As far as balance is concerned, the game of baseball on paper is perfect for lack of a better word. For everything action, there is an equal and opposite reaction for the parties involved. But who cares about a perfect on paper game – this is where man comes into play. We are imperfect by nature and we put too much pressure on ourselves in order to strive for perfection. The game of baseball has been an escape from the noise and pollution from the world around us for over a century; baseball is still just a game and should remain so.

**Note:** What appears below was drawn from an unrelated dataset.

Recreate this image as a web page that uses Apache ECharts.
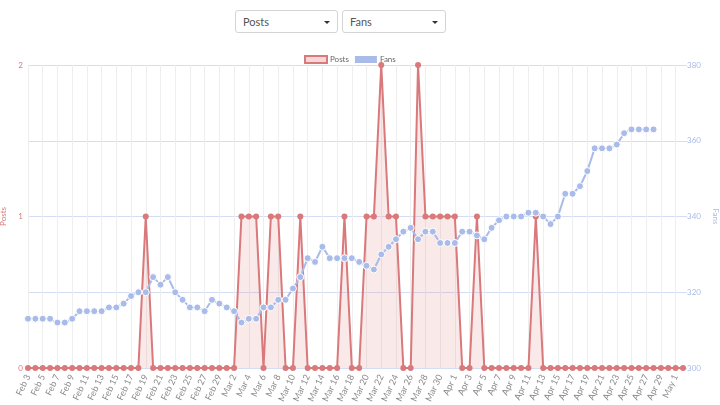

There are so many competing influences and I understand that money is the lubricant to the spinning cogs and the players are paid for their performance, expected and historical, however no body is perfect. While for the first time in the history of the game, we have the technology to eliminate nearly all of the human elements from the game, here’s the problem, the pitcher still has to throw, the batter still has to hit, and defense has to catch the ball. None of those things are guaranteed, and that’s why players that succeed over an entire career 3 times out of 10 are considered monumental successes.
Recently, MLB decided to implement home run replay, to check whether a struck ball is actually a home run or rather a double or foul ball. While this adds fairness to the game, it has the potential to change our flavor of history. Who really wants to end a game on a replay, instead of a controversial call that the 24 hour talking head media can blow up in a cloud of hot air. Tennis has computerized line judges as to whether the ball struck the line or is out. I sadly can see baseball adopting this enhancement all because of the ball may have hit the line on a batted ball by a chunky San Francisco Giants’ player.
There are two stories that the flapping heads don’t want to discuss: first, the player later in the same at bat, hit a deep double scoring two runs to put his team ahead; secondly, the grounds crew did a poor job of preparing the field. In nearly every stadium across baseball, the fair/foul lines are composed of a white powder that aids the umpires in judging whether a ball hit the line and is fair or not. The point of whether the ball was originally fair or foul is moot; the player overcame the situation and hit a double anyway, and it was a beautifully hit double. But that’s not the fun or sexy thing to discuss. The media and self appointed mouth-breathing heralds of the game clamor on and on about controversy.
Just go away. Baseball is bigger than you and it doesn’t need your false drama or hyper politically correct sensitivity. And I quote Tom Hanks’ from “A League of Their Own”: “There’s no crying in baseball!” Go away pundits because quickly after you’re all dead and forgotten (and not missed by me) the game will continue, because the game always continues. You’re not bigger or better than the game. You never were and you never will be so leave baseball alone. Shame on you Bud Selig for bowing to every soulless whim of those know-nothing fools. You’re a disgrace to the game and have been for the better part of two decades.